Can all of these lines be returned exactly?
* * * *
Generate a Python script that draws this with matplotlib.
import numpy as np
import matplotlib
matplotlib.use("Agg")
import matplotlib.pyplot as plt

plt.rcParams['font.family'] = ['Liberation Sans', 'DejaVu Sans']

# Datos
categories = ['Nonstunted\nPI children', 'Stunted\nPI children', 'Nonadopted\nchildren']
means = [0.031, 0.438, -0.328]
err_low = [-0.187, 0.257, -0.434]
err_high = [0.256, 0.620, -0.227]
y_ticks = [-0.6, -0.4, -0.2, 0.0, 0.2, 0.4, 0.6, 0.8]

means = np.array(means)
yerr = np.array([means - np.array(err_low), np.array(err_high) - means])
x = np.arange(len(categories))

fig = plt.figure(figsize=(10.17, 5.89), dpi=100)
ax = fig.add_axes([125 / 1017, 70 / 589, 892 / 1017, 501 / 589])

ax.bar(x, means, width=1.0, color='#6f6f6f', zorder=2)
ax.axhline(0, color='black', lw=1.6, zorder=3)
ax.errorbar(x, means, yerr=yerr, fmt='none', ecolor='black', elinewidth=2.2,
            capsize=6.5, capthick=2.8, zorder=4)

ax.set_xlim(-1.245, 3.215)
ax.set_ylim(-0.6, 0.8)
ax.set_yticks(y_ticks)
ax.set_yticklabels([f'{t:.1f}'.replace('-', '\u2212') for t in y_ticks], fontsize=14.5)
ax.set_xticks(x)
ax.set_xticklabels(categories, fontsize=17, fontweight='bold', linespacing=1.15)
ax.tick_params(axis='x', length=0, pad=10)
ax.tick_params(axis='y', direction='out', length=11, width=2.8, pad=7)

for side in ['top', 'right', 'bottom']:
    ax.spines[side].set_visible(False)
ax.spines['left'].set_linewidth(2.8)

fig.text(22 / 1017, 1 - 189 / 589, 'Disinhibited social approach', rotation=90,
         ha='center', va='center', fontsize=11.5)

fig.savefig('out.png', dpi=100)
* * * *
Exercise output ::
Generate a Python script that draws this with matplotlib.
import numpy as np
import matplotlib
matplotlib.use("Agg")
import matplotlib.pyplot as plt

plt.rcParams['font.family'] = ['Liberation Sans', 'DejaVu Sans']

# Datos
categories = ['Nonstunted\nPI children', 'Stunted\nPI children', 'Nonadopted\nchildren']
means = [0.031, 0.438, -0.328]
err_low = [-0.187, 0.257, -0.434]
err_high = [0.256, 0.620, -0.227]
y_ticks = [-0.6, -0.4, -0.2, 0.0, 0.2, 0.4, 0.6, 0.8]

means = np.array(means)
yerr = np.array([means - np.array(err_low), np.array(err_high) - means])
x = np.arange(len(categories))

fig = plt.figure(figsize=(10.17, 5.89), dpi=100)
ax = fig.add_axes([125 / 1017, 70 / 589, 892 / 1017, 501 / 589])

ax.bar(x, means, width=1.0, color='#6f6f6f', zorder=2)
ax.axhline(0, color='black', lw=1.6, zorder=3)
ax.errorbar(x, means, yerr=yerr, fmt='none', ecolor='black', elinewidth=2.2,
            capsize=6.5, capthick=2.8, zorder=4)

ax.set_xlim(-1.245, 3.215)
ax.set_ylim(-0.6, 0.8)
ax.set_yticks(y_ticks)
ax.set_yticklabels([f'{t:.1f}'.replace('-', '\u2212') for t in y_ticks], fontsize=14.5)
ax.set_xticks(x)
ax.set_xticklabels(categories, fontsize=17, fontweight='bold', linespacing=1.15)
ax.tick_params(axis='x', length=0, pad=10)
ax.tick_params(axis='y', direction='out', length=11, width=2.8, pad=7)

for side in ['top', 'right', 'bottom']:
    ax.spines[side].set_visible(False)
ax.spines['left'].set_linewidth(2.8)

fig.text(22 / 1017, 1 - 189 / 589, 'Disinhibited social approach', rotation=90,
         ha='center', va='center', fontsize=11.5)

fig.savefig('out.png', dpi=100)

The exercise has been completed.